Goal – Extract the lines of the material below, beginning with the first and ending with the line that holds "from matplotlib.ticker import MultipleLocator". Skip every picture.

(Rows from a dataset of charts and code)
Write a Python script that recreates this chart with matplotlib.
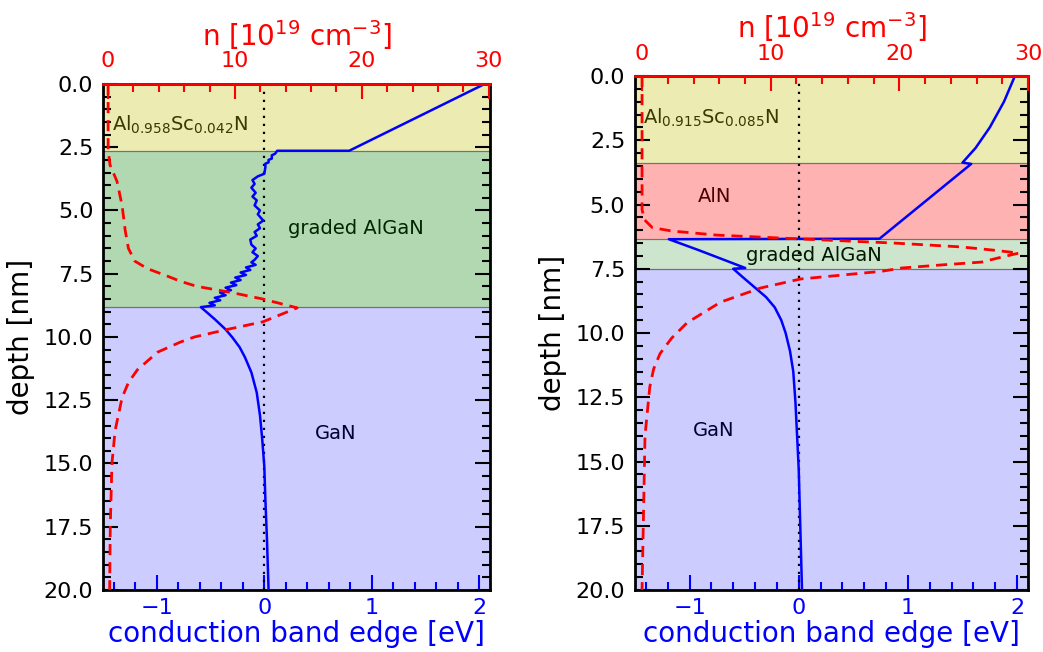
import matplotlib
matplotlib.use('Agg')
import matplotlib.pyplot as plt
from matplotlib.ticker import MultipleLocator

# ---- left structure: Al0.958Sc0.042N / graded AlGaN / GaN ----
layers_L = [(0.0, 2.64), (2.64, 8.82), (8.82, 20.0)]
layer_names_L = ['Al$_{0.958}$Sc$_{0.042}$N', 'graded AlGaN', 'GaN']

depth_cb_L = [0.0, 2.64, 2.64, 2.76, 2.82, 2.95, 3.0, 3.1, 3.15, 3.3, 3.55, 3.65,
              3.8, 3.95, 4.1, 4.3, 4.45, 4.6, 4.8, 5.0, 5.15, 5.4, 5.55, 5.7,
              5.85, 6.0, 6.15, 6.35, 6.5, 6.65, 6.8, 6.95, 7.05, 7.15, 7.25, 7.35,
              7.45, 7.55, 7.65, 7.75, 7.85, 7.95, 8.05, 8.15, 8.25, 8.35, 8.45,
              8.55, 8.65, 8.75, 8.82,
              9.3, 9.7, 10.0, 10.4, 10.8, 11.4, 12.2, 13.1, 14.0, 15.1, 16.4, 18.0, 20.0]
cb_L = [2.05, 0.79, 0.12, 0.10, 0.07, 0.07, 0.04, 0.04, 0.01, 0.01, 0.0, -0.06,
        -0.11, -0.09, -0.12, -0.08, -0.11, -0.07, -0.09, -0.04, -0.06, -0.01, -0.06, -0.04,
        -0.09, -0.07, -0.13, -0.12, -0.08, -0.11, -0.06, -0.09, -0.12, -0.08, -0.17, -0.13,
        -0.22, -0.17, -0.27, -0.22, -0.31, -0.26, -0.36, -0.31, -0.41, -0.36, -0.46,
        -0.41, -0.51, -0.46, -0.59,
        -0.46, -0.36, -0.30, -0.23, -0.18, -0.12, -0.07, -0.04, -0.02, 0.0, 0.01, 0.025, 0.04]

depth_n_L = [0.0, 2.6, 3.2, 3.85, 4.8, 5.8, 6.5, 7.0, 7.3, 7.6, 7.8, 8.0, 8.25, 8.5,
             8.85, 9.4, 9.7, 10.0, 10.2, 10.6, 11.3, 11.8, 12.4, 13.7, 15.0, 17.5, 20.0]
n_L = [0.0, 0.0, 0.15, 0.7, 1.1, 1.35, 1.6, 2.1, 3.1, 4.7, 5.7, 7.0, 9.8, 12.2,
       14.9, 12.2, 9.4, 6.8, 5.7, 3.9, 2.3, 1.6, 1.1, 0.55, 0.3, 0.17, 0.12]

# ---- right structure: Al0.915Sc0.085N / AlN / graded AlGaN / GaN ----
layers_R = [(0.0, 3.39), (3.39, 6.34), (6.34, 7.5), (7.5, 20.0)]
layer_names_R = ['Al$_{0.915}$Sc$_{0.085}$N', 'AlN', 'graded AlGaN', 'GaN']

depth_cb_R = [0.0, 1.0, 2.0, 2.8, 3.37, 3.42, 6.33, 6.35, 6.77, 7.47, 7.5,
              7.8, 8.2, 8.6, 9.0, 9.5, 10.0, 10.7, 11.5, 12.7, 15.3, 20.0]
cb_R = [1.98, 1.88, 1.75, 1.62, 1.50, 1.58, 0.74, -1.19, -0.92, -0.49, -0.60,
        -0.52, -0.41, -0.30, -0.22, -0.16, -0.12, -0.08, -0.05, -0.03, 0.0, 0.03]

depth_n_R = [0.0, 5.2, 5.6, 5.9, 6.03, 6.19, 6.34, 6.5, 6.65, 6.77, 6.89, 7.04,
             7.24, 7.35, 7.47, 7.6, 7.9, 8.25, 8.8, 9.6, 10.2, 10.8, 11.4, 12.1,
             14.0, 20.0]
n_R = [0.0, 0.0, 0.2, 0.8, 2.3, 5.8, 12.3, 19.6, 24.8, 27.2, 29.3, 28.0,
       26.4, 23.3, 20.2, 18.6, 12.3, 9.2, 6.1, 3.5, 2.3, 1.4, 0.9, 0.6,
       0.23, 0.0]

yellow = (0.75, 0.75, 0.0, 0.3)
green = (0.0, 0.5, 0.0, 0.3)
green_light = (0.0, 0.5, 0.0, 0.2)
red = (1.0, 0.0, 0.0, 0.3)
blue = (0.0, 0.0, 1.0, 0.2)


def panel(rect, layers, colors, names, name_pos, d_cb, cb, d_n, n, nlim):
    ax = fig.add_axes(rect)
    for (top, bot), c in zip(layers, colors):
        ax.axhspan(top, bot, facecolor=c, edgecolor='0.45', lw=0.8, zorder=1)
    # labels sit under the coloured layers so they pick up the tint
    for name, (x, y, ha) in zip(names, name_pos):
        ax.text(x, y, name, fontsize=14, ha=ha, va='center', color='k', zorder=0.5)
    ax.axvline(0, color='k', lw=1.6, dashes=(1, 2.6), zorder=2)
    ax.plot(cb, d_cb, color='b', lw=1.8, zorder=3)
    ax.set_xlim(-1.5, 2.1)
    ax.set_ylim(20, 0)
    ax.xaxis.set_major_locator(MultipleLocator(1))
    ax.xaxis.set_minor_locator(MultipleLocator(0.2))
    ax.yaxis.set_major_locator(MultipleLocator(2.5))
    ax.yaxis.set_minor_locator(MultipleLocator(0.5))
    ax.tick_params(axis='y', which='both', direction='in', left=True, right=True,
                   labelsize=16, width=1.5, pad=7)
    ax.tick_params(axis='y', which='major', length=11)
    ax.tick_params(axis='y', which='minor', length=6)
    ax.tick_params(axis='x', which='both', direction='in', colors='b',
                   labelsize=16, width=1.5, pad=6)
    ax.tick_params(axis='x', which='major', length=11)
    ax.tick_params(axis='x', which='minor', length=6)
    ax.set_xlabel('conduction band edge [eV]', color='b', fontsize=20, labelpad=1)
    ax.set_ylabel('depth [nm]', fontsize=20, labelpad=6)
    for s in ax.spines.values():
        s.set_linewidth(2)

    ax2 = ax.twiny()
    ax2.plot(n, d_n, color='r', lw=2, dashes=(4, 2.5), zorder=3)
    ax2.set_xlim(*nlim)
    ax2.set_ylim(20, 0)
    ax2.xaxis.set_major_locator(MultipleLocator(10))
    ax2.xaxis.set_minor_locator(MultipleLocator(2))
    ax2.tick_params(axis='x', which='both', direction='in', colors='r',
                    labelsize=16, width=1.5, pad=9)
    ax2.tick_params(axis='x', which='major', length=11)
    ax2.tick_params(axis='x', which='minor', length=6)
    ax2.set_xlabel('n [10$^{19}$ cm$^{-3}$]', color='r', fontsize=20, labelpad=4)
    for side, s in ax2.spines.items():
        s.set_linewidth(2)
        s.set_visible(side == 'top')
    ax2.spines['top'].set_color('r')
    return ax, ax2


fig = plt.figure(figsize=(10.43, 6.52), dpi=100)

panel([0.0988, 0.0951, 0.3710, 0.7761], layers_L, [yellow, green, blue], layer_names_L,
      [(-1.42, 1.6, 'left'), (0.85, 5.7, 'center'), (0.66, 13.8, 'center')],
      depth_cb_L, cb_L, depth_n_L, n_L, (-0.4, 30.1))

panel([0.6088, 0.0951, 0.3768, 0.7883], layers_R, [yellow, red, green_light, blue],
      layer_names_R,
      [(-1.43, 1.63, 'left'), (-0.77, 4.7, 'center'), (0.14, 6.97, 'center'),
       (-0.78, 13.8, 'center')],
      depth_cb_R, cb_R, depth_n_R, n_R, (-0.55, 30.0))

fig.savefig('out.png', dpi=100)
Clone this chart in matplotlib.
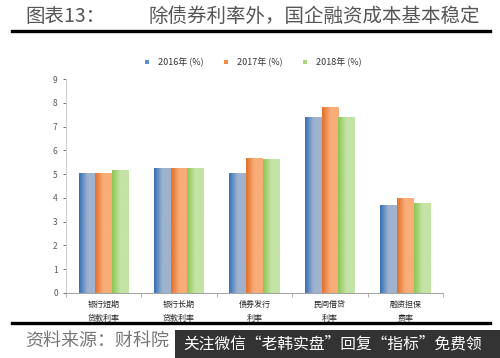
import numpy as np
import matplotlib
matplotlib.use("Agg")
import matplotlib.pyplot as plt
from matplotlib.colors import LinearSegmentedColormap
from matplotlib.patches import Rectangle
from matplotlib.lines import Line2D

plt.rcParams['font.family'] = ['Noto Sans CJK SC', 'DejaVu Sans']

# --- Datos ---
categorias = ["银行短期\n贷款利率", "银行长期\n贷款利率", "债券发行\n利率", "民间借贷\n利率", "融资担保\n费率"]
series = ["2016年 (%)", "2017年 (%)", "2018年 (%)"]
v2016 = [5.03, 5.22, 5.01, 7.38, 3.67]
v2017 = [5.03, 5.25, 5.67, 7.79, 3.99]
v2018 = [5.15, 5.25, 5.63, 7.38, 3.77]
valores = [v2016, v2017, v2018]

# degradado horizontal de cada serie (oscuro a la izquierda)
gradientes = [
    ("#336fb8", "#9fb3cf"),
    ("#e2702a", "#f9ad78"),
    ("#8cc653", "#c4e4a6"),
]
legend_colors = ["#5b8fd0", "#f08a45", "#a8d47c"]

fig = plt.figure(figsize=(5, 3.58), dpi=100)
ax = fig.add_axes([0.132, 0.1816, 0.754, 0.5974])

x = np.arange(len(categorias))
w = 0.222
grad = np.linspace(0, 1, 64).reshape(1, -1)
for i, vals in enumerate(valores):
    bars = ax.bar(x + (i - 1) * w, vals, w, color="none", linewidth=0)
    cmap = LinearSegmentedColormap.from_list("g%d" % i, [gradientes[i][0], gradientes[i][1], gradientes[i][1]])
    for b in bars:
        x0, y0 = b.get_x(), b.get_y()
        ax.imshow(grad, cmap=cmap, aspect="auto", interpolation="bicubic",
                  extent=(x0, x0 + b.get_width(), y0, y0 + b.get_height()), zorder=2)

ax.set_xlim(-0.5, len(categorias) - 0.5)
ax.set_ylim(0, 9)
ax.set_yticks(range(0, 10))
ax.tick_params(axis="y", labelsize=6, colors="#595959", length=2, width=0.6, pad=4)
ax.set_xticks(x)
ax.set_xticklabels(categorias, fontsize=5.8, color="#222222", linespacing=1.75)
ax.tick_params(axis="x", length=0, pad=5)
ax.set_xticks(np.arange(-0.5, len(categorias)), minor=True)
ax.tick_params(axis="x", which="minor", length=3, width=0.6, color="#a6a6a6")
for s in ["top", "right"]:
    ax.spines[s].set_visible(False)
ax.spines["left"].set_color("#d0d0d0")
ax.spines["bottom"].set_color("#a6a6a6")
ax.spines["left"].set_linewidth(0.8)
ax.spines["bottom"].set_linewidth(0.8)

handles = [Line2D([], [], marker="s", linestyle="none", markersize=3.5,
                  markerfacecolor=c, markeredgewidth=0) for c in legend_colors]
fig.legend(handles, series, loc="center", bbox_to_anchor=(0.5, 0.826), ncol=3,
           frameon=False, fontsize=6.5, handletextpad=0.2, columnspacing=1.5,
           labelcolor="#333333")

# titulo y lineas
fig.text(0.05, 0.955, "图表13：", fontsize=14, color="#555555", va="center")
fig.text(0.296, 0.955, "除债券利率外，国企融资成本基本稳定", fontsize=14, color="#555555", va="center")
fig.add_artist(Line2D([0.024, 0.98], [0.913, 0.913], color="black", linewidth=2.4))
fig.add_artist(Line2D([0.024, 0.98], [0.098, 0.098], color="black", linewidth=2.4))

fig.text(0.05, 0.048, "资料来源：财科院", fontsize=13, color="#777777", va="center")
fig.add_artist(Rectangle((0.35, 0.0), 0.65, 0.078, transform=fig.transFigure,
                         facecolor="#333333", edgecolor="none", zorder=5))
fig.text(0.366, 0.038, "关注微信“老韩实盘”回复“指标”免费领", fontsize=11.3,
         color="white", va="center", zorder=6)

fig.savefig("out.png", dpi=100)
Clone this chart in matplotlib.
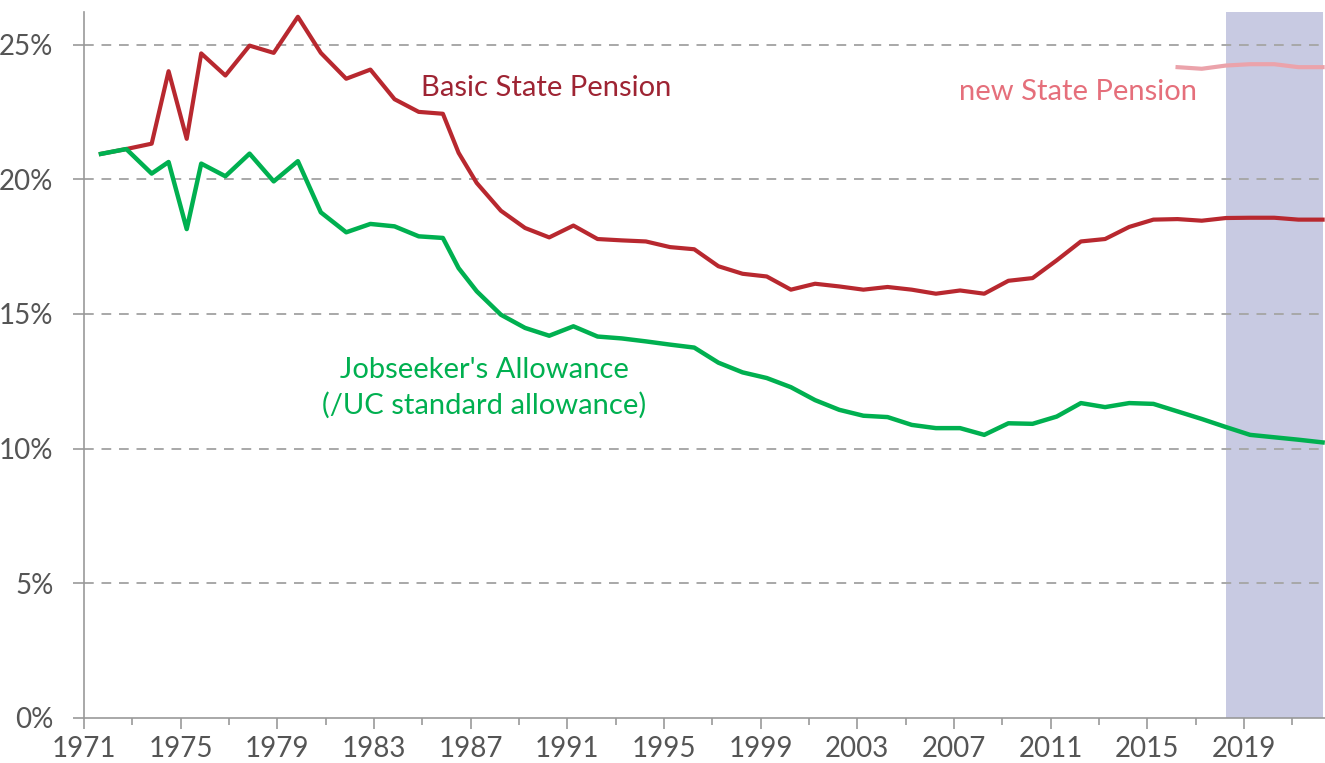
import numpy as np
import matplotlib.pyplot as plt
from matplotlib.ticker import FixedLocator, MultipleLocator, FuncFormatter

plt.rcParams['font.family'] = ['Lato', 'DejaVu Sans']

# uprating dates (decimal years) and rates as % of average earnings
years = [1971.7, 1972.75, 1973.8, 1974.5, 1975.25, 1975.85, 1976.85, 1977.85,
         1978.85, 1979.85, 1980.8, 1981.85, 1982.85, 1983.85, 1984.85, 1985.85,
         1986.5] + [1987.25 + i for i in range(36)]

bsp = [20.94, 21.12, 21.32, 24.01, 21.50, 24.67, 23.85, 24.96,
       24.69, 26.03, 24.69, 23.73, 24.07, 22.97, 22.50, 22.43,
       20.98, 19.86, 18.83, 18.19, 17.84, 18.28, 17.78, 17.73,
       17.69, 17.48, 17.40, 16.77, 16.49, 16.39, 15.90, 16.12,
       16.02, 15.90, 16.00, 15.90, 15.75, 15.87, 15.75, 16.23,
       16.33, 16.99, 17.69, 17.78, 18.23, 18.50, 18.52, 18.46,
       18.56, 18.57, 18.57, 18.50, 18.50]

jsa = [20.94, 21.12, 20.21, 20.64, 18.15, 20.58, 20.11, 20.95,
       19.92, 20.67, 18.77, 18.03, 18.34, 18.25, 17.88, 17.82,
       16.70, 15.84, 14.97, 14.48, 14.19, 14.54, 14.16, 14.09,
       13.98, 13.86, 13.75, 13.19, 12.83, 12.62, 12.28, 11.80,
       11.44, 11.22, 11.17, 10.88, 10.76, 10.76, 10.51, 10.94,
       10.92, 11.19, 11.69, 11.54, 11.69, 11.66, 11.38, 11.10,
       10.80, 10.51, 10.42, 10.33, 10.23]

nsp_years = [2016.25, 2017.25, 2018.25, 2019.25, 2020.25, 2021.25, 2022.25]
nsp = [24.16, 24.10, 24.22, 24.27, 24.27, 24.16, 24.16]

label_years = np.arange(1971, 2023, 4)
forecast_start = 2018.25
forecast_end = 2022.25

fig = plt.figure(figsize=(13.25, 7.63), dpi=100)
ax = fig.add_axes([0.0634, 0.059, 0.9366, 0.925])

ax.axvspan(forecast_start, forecast_end, color='#c8cae2', lw=0, zorder=0)
for v in [5, 10, 15, 20, 25]:
    ax.axhline(v, color='#a8a8a8', lw=1.4, ls=(0, (5, 4)), zorder=1)

ax.plot(years, bsp, color='#b8282f', lw=3, zorder=3)
ax.plot(years, jsa, color='#00b050', lw=3.2, zorder=4)
ax.plot(nsp_years, nsp, color='#eba3ab', lw=3, zorder=3)

ax.text(1984.95, 23.4, 'Basic State Pension', color='#9e2433', fontsize=21,
        va='center', ha='left')
ax.text(2017.05, 23.25, 'new State Pension', color='#e56f7b', fontsize=21,
        va='center', ha='right')
ax.text(1987.55, 12.25, "Jobseeker's Allowance\n(/UC standard allowance)",
        color='#00b050', fontsize=21, va='center', ha='center', linespacing=1.4)

ax.set_xlim(1971, 2022.35)
ax.set_ylim(0, 26.2)
ax.xaxis.set_major_locator(FixedLocator(label_years))
ax.xaxis.set_minor_locator(FixedLocator(label_years + 2))
ax.xaxis.set_major_formatter(FuncFormatter(lambda v, p: f'{v:.0f}'))
ax.yaxis.set_major_locator(MultipleLocator(5))
ax.yaxis.set_major_formatter(FuncFormatter(lambda v, p: f'{v:.0f}%'))

for s in ['top', 'right']:
    ax.spines[s].set_visible(False)
for s in ['left', 'bottom']:
    ax.spines[s].set_color('#999999')
    ax.spines[s].set_linewidth(1.2)

ax.tick_params(axis='x', which='major', length=8, width=1.2, color='#999999',
               labelsize=20, labelcolor='#555555', pad=5)
ax.tick_params(axis='x', which='minor', length=5, width=1.2, color='#999999')
ax.tick_params(axis='y', which='major', length=8, width=1.2, color='#999999',
               labelsize=20, labelcolor='#555555', pad=14)

fig.savefig('out.png', dpi=100)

Output for this exercise –
Write a Python script that recreates this chart with matplotlib.
import matplotlib
matplotlib.use('Agg')
import matplotlib.pyplot as plt
from matplotlib.ticker import MultipleLocator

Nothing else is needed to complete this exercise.